__Exercise objective__
Take the lines from the head of the listing through the one bearing "fig = go.Figure()" and copy them exactly, leaving every picture out.

__Information supplied__
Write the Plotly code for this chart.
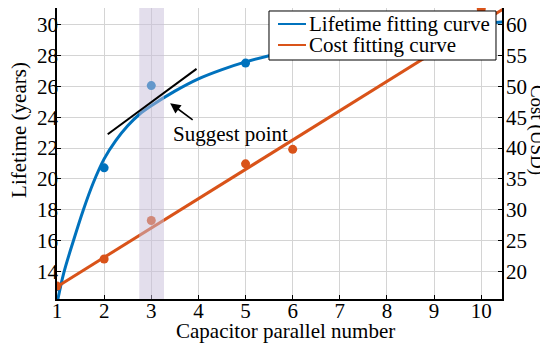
import plotly.graph_objects as go

# ---- data ----
life_x = [1, 2, 3, 5, 10]
life_y = [13.0, 20.72, 26.06, 27.52, 30.1]
cost_x = [1, 2, 3, 5, 6, 10]
cost_y = [17.6, 22.0, 28.25, 37.45, 39.8, 62.6]

life_fit_x = [1.0, 1.14, 1.35, 1.56, 1.77, 2.0, 2.25, 2.5, 2.75, 3.0, 3.5, 4.0, 4.5, 5.0, 5.5,
              6.5, 7.5, 8.5, 9.5, 10.45]
life_fit_y = [11.9, 13.85, 16.0, 18.0, 19.75, 21.3, 22.5, 23.45, 24.2, 24.75, 25.7, 26.5, 27.1, 27.6, 28.0,
              28.65, 29.15, 29.6, 29.95, 30.2]
cost_fit_x = [1.0, 10.45]
cost_fit_y = [17.5, 62.5]

tangent_x = [2.076, 3.96]
tangent_y = [22.9, 27.15]
band_x = [2.745, 3.27]

x_ticks = [1, 2, 3, 4, 5, 6, 7, 8, 9, 10]
life_ticks = [14, 16, 18, 20, 22, 24, 26, 28, 30]
cost_ticks = [20, 25, 30, 35, 40, 45, 50, 55, 60]

series_names = ["Lifetime fitting curve", "Cost fitting curve"]

BLUE = "#0072BD"
ORANGE = "#D95319"
FONT = "Liberation Serif"
FS = 21

fig = go.Figure()

fig.add_trace(go.Scatter(x=life_fit_x, y=life_fit_y, mode="lines",
                         line=dict(color=BLUE, width=3, shape="spline", smoothing=1.0),
                         name=series_names[0], yaxis="y"))
fig.add_trace(go.Scatter(x=cost_fit_x, y=cost_fit_y, mode="lines",
                         line=dict(color=ORANGE, width=3),
                         name=series_names[1], yaxis="y2"))
fig.add_trace(go.Scatter(x=life_x, y=life_y, mode="markers",
                         marker=dict(color=BLUE, size=9), showlegend=False, yaxis="y"))
fig.add_trace(go.Scatter(x=cost_x, y=cost_y, mode="markers",
                         marker=dict(color=ORANGE, size=9), showlegend=False, yaxis="y2"))

# highlight band and tangent
fig.add_shape(type="rect", xref="x", yref="paper", x0=band_x[0], x1=band_x[1], y0=0, y1=1,
              fillcolor="rgba(200,189,217,0.5)", line=dict(width=0), layer="above")
fig.add_shape(type="line", xref="x", yref="y", x0=tangent_x[0], y0=tangent_y[0],
              x1=tangent_x[1], y1=tangent_y[1], line=dict(color="black", width=2), layer="above")

# arrow + label
fig.add_annotation(x=3.40, y=24.92, xref="x", yref="y", ax=3.91, ay=23.76, axref="x", ayref="y",
                   text="", showarrow=True, arrowhead=2, arrowsize=1.3, arrowwidth=1.6,
                   arrowcolor="black")
fig.add_annotation(x=4.68, y=22.92, xref="x", yref="y", text="Suggest point", showarrow=False,
                   font=dict(family=FONT, size=FS, color="black"))

# legend box (drawn as layout items to match the reference's compact box)
LX0, LX1, LY0, LY1 = 0.4764, 0.9865, 0.8213, 0.9897
fig.add_shape(type="rect", xref="paper", yref="paper", x0=LX0, x1=LX1, y0=LY0, y1=LY1,
              fillcolor="white", line=dict(color="black", width=1), layer="above")
for i, (name, col) in enumerate(zip(series_names, [BLUE, ORANGE])):
    yy = 0.945 - i * 0.0722
    fig.add_shape(type="line", xref="paper", yref="paper", x0=0.4966, x1=0.5596, y0=yy, y1=yy,
                  line=dict(color=col, width=2), layer="above")
    fig.add_annotation(x=0.5618, y=yy, xref="paper", yref="paper", text=name, showarrow=False,
                       xanchor="left", yanchor="middle",
                       font=dict(family=FONT, size=FS, color="black"))

# axis titles
fig.add_annotation(x=-0.0854, y=0.581, xref="paper", yref="paper", text="Lifetime (years)",
                   showarrow=False, textangle=-90, xanchor="center", yanchor="middle",
                   font=dict(family=FONT, size=FS, color="black"))
fig.add_annotation(x=1.0787, y=0.581, xref="paper", yref="paper", text="Cost (USD)",
                   showarrow=False, textangle=90, xanchor="center", yanchor="middle",
                   font=dict(family=FONT, size=19, color="black"))
fig.add_annotation(x=0.513, y=-0.11, xref="paper", yref="paper", text="Capacitor parallel number",
                   showarrow=False, xanchor="center", yanchor="middle",
                   font=dict(family=FONT, size=FS, color="black"))

axis_common = dict(showline=True, linecolor="black", linewidth=1.5,
                   ticks="inside", ticklen=4, tickcolor="black", automargin=False,
                   tickfont=dict(family=FONT, size=FS, color="black"))

# the page body adds an 8px offset, so the figure is 8px smaller and margins shifted
fig.update_layout(
    width=540, height=336,
    margin=dict(l=49, r=46, t=0, b=45, autoexpand=False),
    paper_bgcolor="white", plot_bgcolor="white",
    font=dict(family=FONT, size=FS, color="black"),
    showlegend=False,
    xaxis=dict(range=[1, 10.44], tickvals=x_ticks, mirror=True,
               showgrid=True, gridcolor="#d4d4d4", gridwidth=1, zeroline=False,
               ticklabelstandoff=-8, **axis_common),
    yaxis=dict(range=[12.2, 31.1], tickvals=life_ticks,
               showgrid=True, gridcolor="#d4d4d4", gridwidth=1, zeroline=False,
               ticklabelstandoff=-7, **axis_common),
    yaxis2=dict(range=[15.5, 62.75], tickvals=cost_ticks, overlaying="y", side="right",
                showgrid=False, zeroline=False, ticklabelstandoff=-2, **axis_common),
)

fig.write_html("out.html")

__Reply__
Write the Plotly code for this chart.
import plotly.graph_objects as go

# ---- data ----
life_x = [1, 2, 3, 5, 10]
life_y = [13.0, 20.72, 26.06, 27.52, 30.1]
cost_x = [1, 2, 3, 5, 6, 10]
cost_y = [17.6, 22.0, 28.25, 37.45, 39.8, 62.6]

life_fit_x = [1.0, 1.14, 1.35, 1.56, 1.77, 2.0, 2.25, 2.5, 2.75, 3.0, 3.5, 4.0, 4.5, 5.0, 5.5,
              6.5, 7.5, 8.5, 9.5, 10.45]
life_fit_y = [11.9, 13.85, 16.0, 18.0, 19.75, 21.3, 22.5, 23.45, 24.2, 24.75, 25.7, 26.5, 27.1, 27.6, 28.0,
              28.65, 29.15, 29.6, 29.95, 30.2]
cost_fit_x = [1.0, 10.45]
cost_fit_y = [17.5, 62.5]

tangent_x = [2.076, 3.96]
tangent_y = [22.9, 27.15]
band_x = [2.745, 3.27]

x_ticks = [1, 2, 3, 4, 5, 6, 7, 8, 9, 10]
life_ticks = [14, 16, 18, 20, 22, 24, 26, 28, 30]
cost_ticks = [20, 25, 30, 35, 40, 45, 50, 55, 60]

series_names = ["Lifetime fitting curve", "Cost fitting curve"]

BLUE = "#0072BD"
ORANGE = "#D95319"
FONT = "Liberation Serif"
FS = 21

fig = go.Figure()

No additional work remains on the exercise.